На этой иркутской улице, пропитанной запахом акации, возле ресторана, где я собираюсь позавтракать, я очень далека даже от подозрения, что между Маратом и Россией существует какая-то другая связь. Я путешествую в полном неведении! Я вижу (или думаю, что вижу), но, оказывается, ничего не знаю. Меня окружает только сладкий запах цветущей акации… Эта связь — младший брат Марата Давид. Я довольно случайно узнала о его существовании, разыскивая сведения о старшем. Отсюда и начал разматываться клубок…
Приехав из Женевы в Петербург с русским графом, который подыскивал воспитателя для своих детей, Давид Марат пробует стать промышленником, возвращается к преподаванию, пишет на русском французскую грамматику и становится преподавателем литературы в императорском Царскосельском лицее. Такой же некрасивый, неопрятный и небрежный, как и его брат, но любезный, умный, галантный, он проторил себе дорогу в Санкт-Петербург. В 1793 году после казни своего брата Давид Марат находит более осторожным сменить имя и становится «Давидом де Будри», фальшивым аристократом по названию своей родной деревни. Но, как замечает один биограф, «он не прекращает распространять республиканские идеи среди учеников, выходцев из аристократии».
Эта фраза все развязывает. Возникает гипотеза, да и даты более-менее подходят. Давид Марат умер в 1821 году, несколькими годами ранее восстания декабристов в 1825 году. И нет ничего невозможного в том, что кто-нибудь из декабристов десятью-пятнадцатью годами ранее являлся его бывшим учеником в императорском Царскосельском лицее. Не явилось ли его «либеральное» преподавание в политическом смысле этого слова причиной их приверженности к идеям французской революции? И не оно ли их толкнуло в 1825 году на это безумное предприятие, так плохо подготовленное, за участие в котором их ждала смерть, или тридцатилетняя высылка в Сибирь?
Ознакомление со списком арестованных и приговоренных декабристов делает мою гипотезу вполне правдоподобной: Вильгельм Кюхельбекер и Иван Пущин, два молодых поэта, которые в 1825 году будут участвовать в этом восстании против Николая I, учились в Царскосельском лицее. Не здесь ли недостающее звено? Страсть к свободе и демократии, воспламененная уроками Давида, младшим братом Марата. Иван Пущин был другом и одноклассником Пушкина, который не участвовал в восстании 1825 года, так как находился тогда в опале в своем селе Михайловское.

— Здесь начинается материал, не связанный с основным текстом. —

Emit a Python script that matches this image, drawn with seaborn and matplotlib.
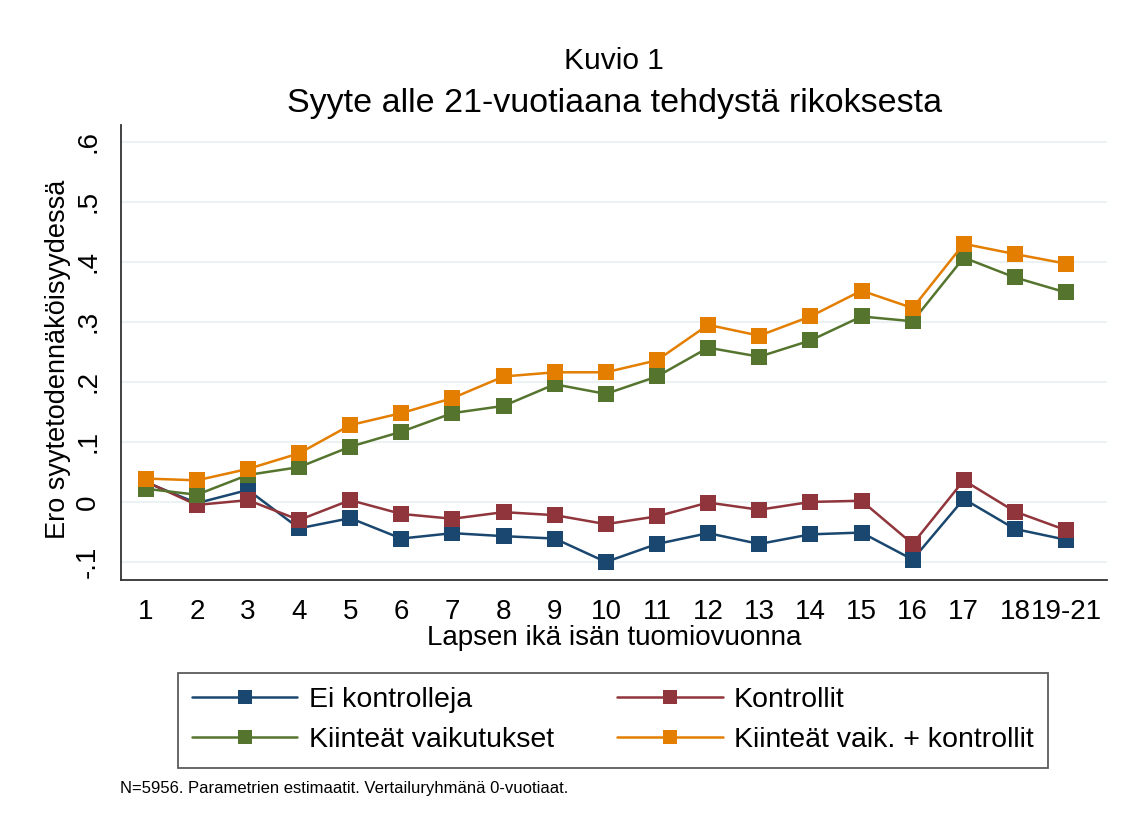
import numpy as np
import pandas as pd
import matplotlib
matplotlib.use("Agg")
import matplotlib.pyplot as plt
import seaborn as sns

# Values
ages = ["1", "2", "3", "4", "5", "6", "7", "8", "9", "10",
        "11", "12", "13", "14", "15", "16", "17", "18", "19-21"]
ei_kontrolleja = [0.033, -0.002, 0.020, -0.044, -0.027, -0.061, -0.052, -0.057, -0.061, -0.100,
                  -0.070, -0.052, -0.070, -0.054, -0.051, -0.096, 0.005, -0.045, -0.063]
kontrollit = [0.034, -0.005, 0.003, -0.030, 0.003, -0.020, -0.028, -0.017, -0.022, -0.037,
              -0.024, -0.001, -0.013, 0.000, 0.002, -0.070, 0.036, -0.016, -0.047]
kiinteat = [0.022, 0.012, 0.045, 0.058, 0.092, 0.117, 0.148, 0.160, 0.196, 0.180,
            0.209, 0.257, 0.242, 0.269, 0.309, 0.301, 0.407, 0.374, 0.349]
kiinteat_kontr = [0.039, 0.036, 0.055, 0.081, 0.128, 0.148, 0.173, 0.209, 0.216, 0.216,
                  0.236, 0.295, 0.277, 0.309, 0.352, 0.323, 0.430, 0.413, 0.397]

series = {
    "Ei kontrolleja": ei_kontrolleja,
    "Kontrollit": kontrollit,
    "Kiinteät vaikutukset": kiinteat,
    "Kiinteät vaik. + kontrollit": kiinteat_kontr,
}
colors = ["#1a476f", "#90353b", "#55752f", "#e37e00"]

rows = []
for name, vals in series.items():
    for i, v in enumerate(vals):
        rows.append({"x": i + 1, "value": v, "malli": name})
df = pd.DataFrame(rows)

sns.set_style("white")
plt.rcParams["font.family"] = ["Liberation Sans", "DejaVu Sans"]
plt.rcParams["text.color"] = "black"
plt.rcParams["axes.labelcolor"] = "black"

fig = plt.figure(figsize=(11.33, 8.25), dpi=100)
ax = fig.add_axes([0.1065, 0.297, 0.8705, 0.5515])

sns.lineplot(data=df, x="x", y="value", hue="malli", palette=colors,
             marker="s", markersize=12, markeredgewidth=0, linewidth=1.8,
             ax=ax, legend=False)

ax.set_xlim(0.51, 19.8)
ax.set_ylim(-0.13, 0.628)
ax.set_xticks(range(1, 20))
ax.set_xticklabels(ages, fontsize=20)
yt = [-0.1, 0, 0.1, 0.2, 0.3, 0.4, 0.5, 0.6]
ax.set_yticks(yt)
ax.set_yticklabels(["-.1", "0", ".1", ".2", ".3", ".4", ".5", ".6"],
                   fontsize=20, rotation=90, va="center")
ax.yaxis.grid(True, color="#eaf2f3", linewidth=1.5)
ax.xaxis.grid(False)
ax.tick_params(axis="both", direction="out", length=9, width=1.3,
               color="#555555", labelcolor="black")
ax.tick_params(axis="x", pad=5)
ax.tick_params(axis="y", pad=5)
for s in ["top", "right"]:
    ax.spines[s].set_visible(False)
for s in ["left", "bottom"]:
    ax.spines[s].set_color("#333333")
    ax.spines[s].set_linewidth(1.3)

ax.set_xlabel("Lapsen ikä isän tuomiovuonna", fontsize=20, labelpad=0)
ax.set_ylabel("Ero syytetodennäköisyydessä", fontsize=19.5)
ax.yaxis.set_label_coords(-0.05, 0.485)

fig.text(0.542, 0.926, "Kuvio 1", ha="center", va="center", fontsize=21.5)
fig.text(0.542, 0.875, "Syyte alle 21-vuotiaana tehdystä rikoksesta",
         ha="center", va="center", fontsize=24.5)

# legend filled column-wise, so reorder to get rows like the reference
lines = ax.get_lines()[:4]
names = list(series.keys())
order = [0, 2, 1, 3]
leg = fig.legend([lines[i] for i in order], [names[i] for i in order], ncol=2,
                 loc="center", bbox_to_anchor=(0.157, 0.127, 0.768, 0.0),
                 mode="expand", fontsize=20.5, numpoints=1, markerscale=0.8,
                 handlelength=3.7, handletextpad=0.4, columnspacing=1.5,
                 labelspacing=0.5, frameon=True, fancybox=False,
                 borderpad=0.5, borderaxespad=0)
leg.get_frame().set_edgecolor("#333333")
leg.get_frame().set_linewidth(1.3)

fig.text(0.106, 0.044, "N=5956. Parametrien estimaatit. Vertailuryhmänä 0-vuotiaat.",
         fontsize=12, ha="left", va="center")

fig.savefig("out.png", dpi=100, facecolor="white")
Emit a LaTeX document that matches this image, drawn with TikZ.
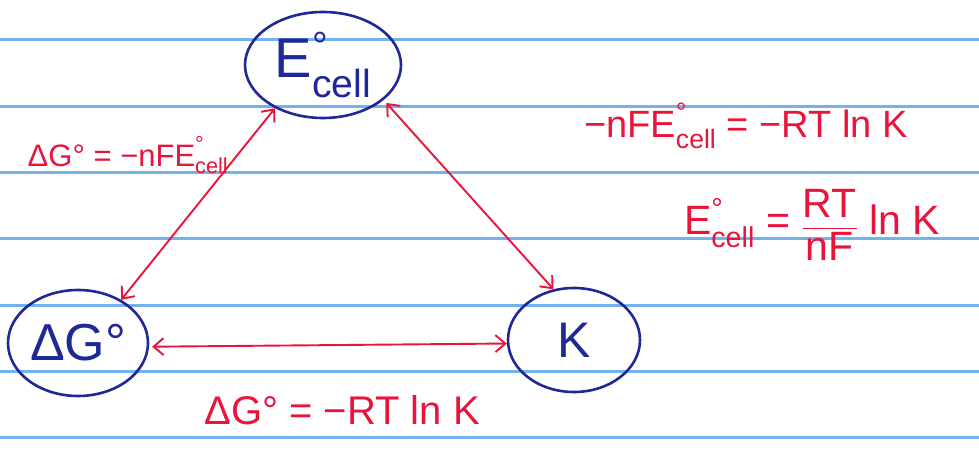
\documentclass[tikz,border=0pt]{standalone}
\usepackage{amsmath}
\usepackage{fontspec}
\usepackage{tikz}
\usepackage{xcolor}
\setmainfont{Liberation Sans}
\usetikzlibrary{arrows.meta, shapes.geometric, positioning}
\definecolor{InkBlue}{RGB}{30,40,150}
\definecolor{InkRed}{RGB}{232,20,60}
\definecolor{RuleBlue}{RGB}{115,178,235}
\newcommand{\ecell}{E\rlap{\textsuperscript{\raisebox{0.25em}{°}}}\textsubscript{cell}}

\begin{document}
\begin{tikzpicture}[
    x=1pt, y=-1pt,
    >={Straight Barb[length=10pt, width=17pt]},
    every edge/.style={draw=InkRed, line width=1.9pt, <->},
    quantity/.style={
        ellipse,
        draw=InkBlue,
        line width=2.6pt,
        text=InkBlue,
        inner sep=0pt
    },
    relation/.style={text=InkRed, inner sep=1pt, font=\fontsize{38}{44}\selectfont},
    ruling/.style={draw=RuleBlue, line width=3pt}
]
\useasboundingbox (0,0) rectangle (979,454);

% ruled paper
\foreach \y in {40,107,173,239,305,371,437}
    \draw[ruling] (0,\y) -- (979,\y);

\node[quantity, minimum width=156pt, minimum height=106pt] (E) at (323,65) {\fontsize{56}{60}\selectfont\ecell};
\node[quantity, minimum width=140pt, minimum height=106pt] (G) at (78,343) {\fontsize{52}{58}\selectfont ΔG°};
\node[quantity, minimum width=132pt, minimum height=104pt] (K) at (574,340) {\fontsize{50}{56}\selectfont K};

% relations between the three
\path (E.222) edge (G.45);
\path (E.-30) edge[shorten <=4pt] (K.112);
\path (G.-3) edge[shorten <=3pt] (K.183);

% equations
\node[relation, font=\fontsize{31}{36}\selectfont] (gE) at (128,155) {ΔG° = −nF\ecell};
\node[relation] (eq) at (746,126) {−nF\ecell{} = −RT ln K};
\node[relation, font=\fontsize{41}{46}\selectfont] (eK) at (812,225) {\ecell{} = $\dfrac{\text{RT}}{\text{nF}}$ ln K};
\node[relation, font=\fontsize{40}{46}\selectfont] (gK) at (342,410) {ΔG° = −RT ln K};

\end{tikzpicture}
\end{document}
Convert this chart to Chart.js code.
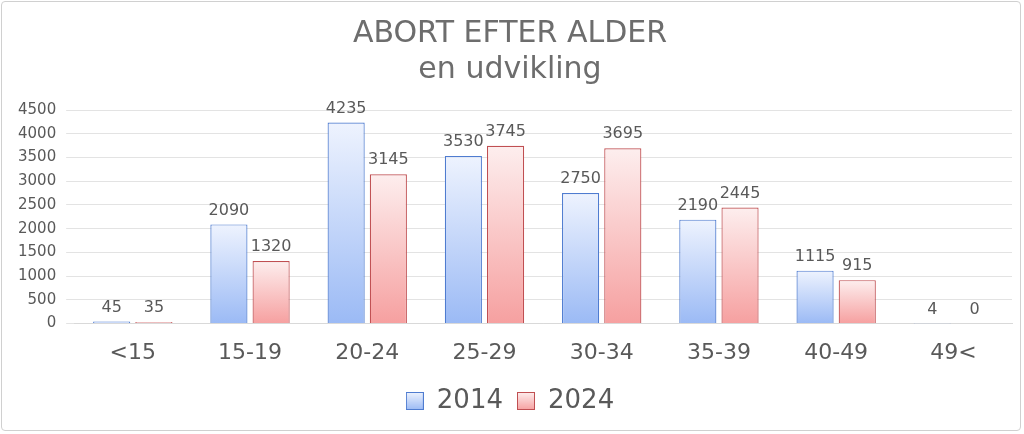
<!DOCTYPE html>
<html><head><meta charset="utf-8">
<script src="https://cdn.jsdelivr.net/npm/chart.js@4"></script>
<style>
html,body{margin:0;padding:0;background:#fff;}
#wrap{position:absolute;left:1px;top:1px;width:1020px;height:430px;border:1px solid #d0d0d0;border-radius:4px;box-sizing:border-box;}
</style></head><body>
<div id="wrap"><canvas id="c"></canvas></div>
<script>
const categories = ['<15','15-19','20-24','25-29','30-34','35-39','40-49','49<'];
const values2014 = [45,2090,4235,3530,2750,2190,1115,4];
const values2024 = [35,1320,3145,3745,3695,2445,915,0];
const seriesNames = ['2014','2024'];
const yTicks = [0,500,1000,1500,2000,2500,3000,3500,4000,4500];

function grad(light, dark){
  return function(ctx){
    const chart = ctx.chart;
    if(!chart.chartArea || ctx.type!=='data') return dark;
    const y = chart.scales.y;
    const top = y.getPixelForValue(ctx.raw);
    const bot = y.getPixelForValue(0);
    if(!(bot-top>1)) return light;
    const g = chart.ctx.createLinearGradient(0,top,0,bot);
    g.addColorStop(0,light); g.addColorStop(1,dark);
    return g;
  };
}
function legendImg(light,dark,border){
  const c=document.createElement('canvas');c.width=18;c.height=18;
  const x=c.getContext('2d');const g=x.createLinearGradient(0,0,0,18);
  g.addColorStop(0,light);g.addColorStop(1,dark);x.fillStyle=g;x.fillRect(0,0,18,18);
  x.strokeStyle=border;x.lineWidth=1;x.strokeRect(0.5,0.5,17,17);
  return c;
}
const labelPlugin={id:'lbl',afterDatasetsDraw(chart){
  const ctx=chart.ctx;ctx.save();ctx.fillStyle='#595959';ctx.font='16px "DejaVu Sans"';
  ctx.textAlign='center';ctx.textBaseline='bottom';
  chart.data.datasets.forEach((ds,i)=>{
    chart.getDatasetMeta(i).data.forEach((el,j)=>{
      ctx.fillText(String(ds.data[j]),el.x,el.y-6);
    });
  });
  ctx.restore();
}};
new Chart(document.getElementById('c'),{
  type:'bar',
  data:{labels:categories,datasets:[
    {label:seriesNames[0],data:values2014,backgroundColor:grad('#eef3fe','#9bbaf5'),borderColor:'#4f7cd0',borderWidth:1.2},
    {label:seriesNames[1],data:values2024,backgroundColor:grad('#fdeeee','#f6a0a0'),borderColor:'#c04f52',borderWidth:1.2}
  ]},
  options:{
    responsive:true,maintainAspectRatio:false,animation:false,
    layout:{padding:{left:6,right:8,top:4,bottom:6}},
    datasets:{bar:{categoryPercentage:0.72,barPercentage:0.88}},
    plugins:{
      title:{display:true,text:['ABORT EFTER ALDER','en udvikling'],color:'#6d6d6d',font:{family:'DejaVu Sans',size:30,weight:'normal',lineHeight:1.2},padding:{top:10,bottom:22}},
      legend:{position:'bottom',labels:{color:'#595959',font:{family:'DejaVu Sans',size:26},usePointStyle:true,boxWidth:18,boxHeight:18,padding:14,
        generateLabels(chart){return [
          {text:'2014',pointStyle:legendImg('#eef3fe','#9bbaf5','#4f7cd0'),fontColor:'#595959',datasetIndex:0},
          {text:'2024',pointStyle:legendImg('#fdeeee','#f6a0a0','#c04f52'),fontColor:'#595959',datasetIndex:1}];}}},
      tooltip:{enabled:false}
    },
    scales:{
      x:{grid:{display:false},border:{color:'#d9d9d9'},ticks:{color:'#595959',font:{family:'DejaVu Sans',size:22},padding:8}},
      y:{min:0,max:4500,afterBuildTicks(s){s.ticks=yTicks.map(v=>({value:v}));},
        grid:{color:'#e3e3e3'},border:{display:false},ticks:{color:'#595959',font:{family:'DejaVu Sans',size:15},padding:10,callback:v=>String(v)}}
    }
  },
  plugins:[labelPlugin]
});
</script></body></html>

Оставим это, если можно, хотя бы на время, русскую революцию, французскую революцию и не будем больше возвращаться к вопросу об их связи. Он проливает свет на обоих, но так и не разгадывает загадку ни одного, ни второго… Возвратимся на иркутскую улицу, к ее июньскому свету и пыльце деревьев и цветов…
14 часов 30 минут. Опять небольшая группа, выбравшая посещение университета, опаздывает. И, как назло, я теряю шариковую ручку. Я задерживаюсь у входа возле киоска, чтобы купить другую. И вдруг я еще больше опаздываю, так как теряюсь в этих гулких вестибюлях. Я поднимаюсь и спускаюсь по лестницам, пока не слышу сверху голос: «Сюда! Сюда!» И вот, наконец, я в большой аудитории, где нас ждут. Студенты все уже здесь сидят длинными терпеливыми рядами. Но что я им скажу? С чего начать? Как не скатиться на банальности, бесполезные общие места? Нужно не спешить, поговорить с каждым с глазу на глаз, выслушать их, дать им почитать, почитать им — все слишком быстро. Их взгляды обращены к нам, благожелательные, немного равнодушные, в то время как через широкие оконные проемы видно, что самое важное происходит на улице: весна. В запахе сирени, волнующем, мимолетном, настойчивом, восторженном — самые красивые привои сирени были получены как раз в России: «красавица Москвы» (бледно-голубая), «знамя Ленина» (темно-красная)…
Чего они от нас ждут, эти юноши и девушки? Как сделать, чтобы эта встреча не стала для них простым нарушением расписания занятий? («На завтра? Нет, ничего не нужно готовить. Преподаватель сказал, что будет встреча с французскими писателями. Какие вопросы ты хочешь, чтобы я им задал?») А может, я глубоко ошибаюсь? Наоборот. Может, какая-нибудь из наших ремарок пробудит в них идею, которую они никогда не встречали в литературе. Может, некоторым из них писатель представится безобидным, симпатичным, немного навязчивым, который хочет суть вещей воплотить в форму фразы, желает, чтобы «все это» (мир, жизнь, уходящее время, чувства, людей) не существовало напрасно, не потерялось навсегда… Разве им об этом говорят перед чтением Лермонтова или Виктора Гюго? Разве говорят об этом с учениками, с французскими студентами?